▸ **Your task**
Only the lines from the start of the data to the line containing "7.2, 7.4, 7.6];", both included, should be output, exactly and without pictures.

▸ **Recorded data**

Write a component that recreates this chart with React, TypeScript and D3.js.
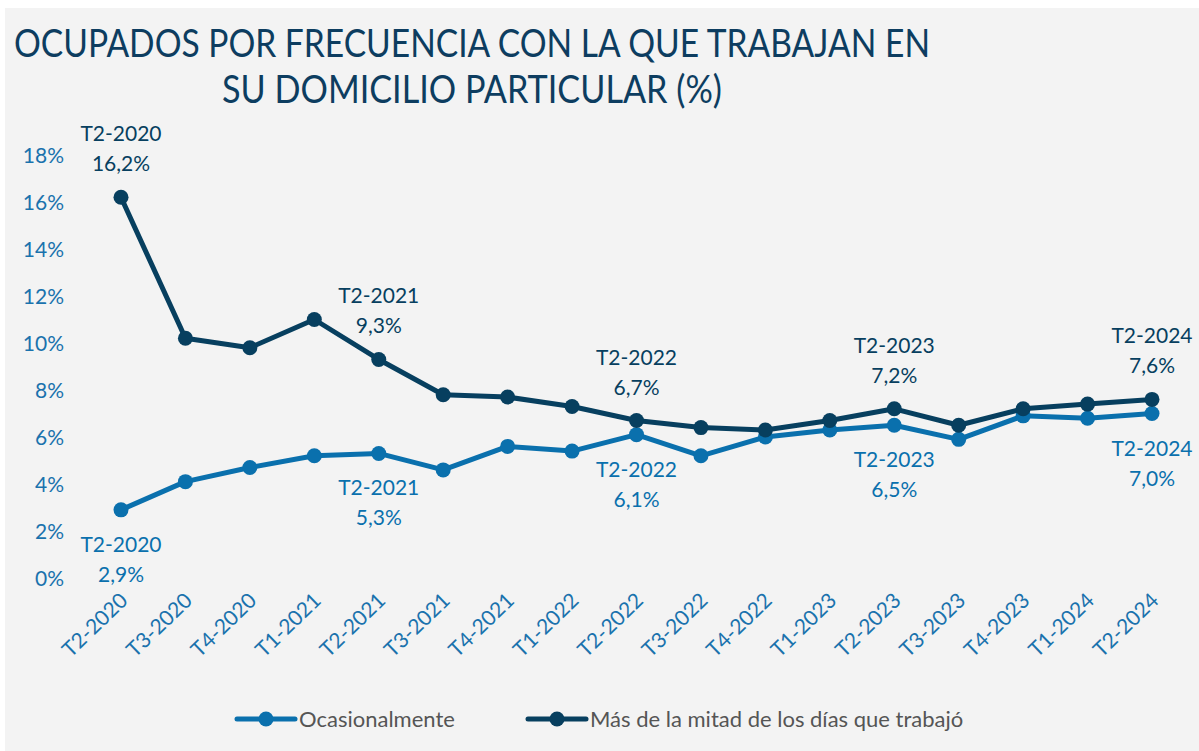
import React from "react";
import * as d3 from "d3";

const categories = [
  "T2-2020", "T3-2020", "T4-2020", "T1-2021", "T2-2021", "T3-2021", "T4-2021", "T1-2022", "T2-2022",
  "T3-2022", "T4-2022", "T1-2023", "T2-2023", "T3-2023", "T4-2023", "T1-2024", "T2-2024",
];

const ocasionalmente = [2.9, 4.1, 4.7, 5.2, 5.3, 4.6, 5.6, 5.4, 6.1, 5.2, 6.0, 6.3, 6.5, 5.9, 6.9, 6.8, 7.0];
const masDeLaMitad = [16.2, 10.2, 9.8, 11.0, 9.3, 7.8, 7.7, 7.3, 6.7, 6.4, 6.3, 6.7, 7.2, 6.5, 7.2, 7.4, 7.6];

const yTicks = [0, 2, 4, 6, 8, 10, 12, 14, 16, 18];
const labelled = ["T2-2020", "T2-2021", "T2-2022", "T2-2023", "T2-2024"];

const title = ["OCUPADOS POR FRECUENCIA CON LA QUE TRABAJAN EN", "SU DOMICILIO PARTICULAR (%)"];
const titleWidths = [916, 500];
const seriesNames = ["Ocasionalmente", "Más de la mitad de los días que trabajó"];

const LIGHT = "#0a70ad";
const DARK = "#073f5f";
const FONT = "Lato, 'Open Sans', sans-serif";

const fmt = (v: number) => v.toFixed(1).replace(".", ",") + "%";

export default function App() {
  const width = 1199;
  const height = 751;

  const x = d3.scalePoint<string>().domain(categories).range([121, 1152]);
  const y = d3.scaleLinear().domain([0, 18]).range([578, 155]);

  const line = d3
    .line<number>()
    .x((_, i) => x(categories[i]) as number)
    .y((d) => y(d));

  const series = [
    { name: seriesNames[0], values: ocasionalmente, color: LIGHT, above: false },
    { name: seriesNames[1], values: masDeLaMitad, color: DARK, above: true },
  ];

  return (
    <svg
      width={width}
      height={height}
      style={{ position: "absolute", left: 0, top: 0, fontFamily: FONT }}
    >
      <rect x={5} y={8} width={width - 5} height={height - 8} fill="#f3f3f3" />

      {/* title, squeezed to the reference width */}
      {title.map((t, i) => (
        <text
          key={t}
          x={472 - titleWidths[i] / 2}
          y={57 + i * 46}
          fontSize={39}
          fill="#0d3d60"
          textLength={titleWidths[i]}
          lengthAdjust="spacingAndGlyphs"
        >
          {t}
        </text>
      ))}

      {/* y axis labels */}
      {yTicks.map((t) => (
        <text key={t} x={64} y={y(t) + 8} textAnchor="end" fontSize={21} fill="#1a72ad">
          {t}%
        </text>
      ))}

      {/* x axis labels */}
      {categories.map((c) => (
        <text
          key={c}
          transform={`translate(${(x(c) as number) + 8},${602}) rotate(-44)`}
          textAnchor="end"
          fontSize={21}
          fill="#1a72ad"
        >
          {c}
        </text>
      ))}

      {/* lines */}
      {series.map((s) => (
        <g key={s.name}>
          <path d={line(s.values) || ""} fill="none" stroke={s.color} strokeWidth={5} strokeLinejoin="round" />
          {s.values.map((v, i) => (
            <circle key={i} cx={x(categories[i])} cy={y(v)} r={7.5} fill={s.color} />
          ))}
        </g>
      ))}

      {/* point labels */}
      {series.map((s) =>
        s.values.map((v, i) => {
          const c = categories[i];
          if (!labelled.includes(c)) return null;
          const cx = x(c) as number;
          const cy = y(v);
          const y1 = s.above ? cy - 56 : cy + 42;
          return (
            <text key={s.name + c} x={cx} textAnchor="middle" fontSize={21} fill={s.color}>
              <tspan x={cx} y={y1}>{c}</tspan>
              <tspan x={cx} y={y1 + 30}>{fmt(v)}</tspan>
            </text>
          );
        })
      )}

      {/* legend */}
      {series.map((s, i) => {
        const lx = i === 0 ? 237 : 528;
        return (
          <g key={"leg" + s.name}>
            <line x1={lx} x2={lx + 58} y1={719} y2={719} stroke={s.color} strokeWidth={5} strokeLinecap="round" />
            <circle cx={lx + 29} cy={719} r={7.5} fill={s.color} />
            <text x={lx + 62} y={727} fontSize={22} fill="#555555">
              {s.name}
            </text>
          </g>
        );
      })}
    </svg>
  );
}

▸ **Full output**
Write a component that recreates this chart with React, TypeScript and D3.js.
import React from "react";
import * as d3 from "d3";

const categories = [
  "T2-2020", "T3-2020", "T4-2020", "T1-2021", "T2-2021", "T3-2021", "T4-2021", "T1-2022", "T2-2022",
  "T3-2022", "T4-2022", "T1-2023", "T2-2023", "T3-2023", "T4-2023", "T1-2024", "T2-2024",
];

const ocasionalmente = [2.9, 4.1, 4.7, 5.2, 5.3, 4.6, 5.6, 5.4, 6.1, 5.2, 6.0, 6.3, 6.5, 5.9, 6.9, 6.8, 7.0];
const masDeLaMitad = [16.2, 10.2, 9.8, 11.0, 9.3, 7.8, 7.7, 7.3, 6.7, 6.4, 6.3, 6.7, 7.2, 6.5, 7.2, 7.4, 7.6];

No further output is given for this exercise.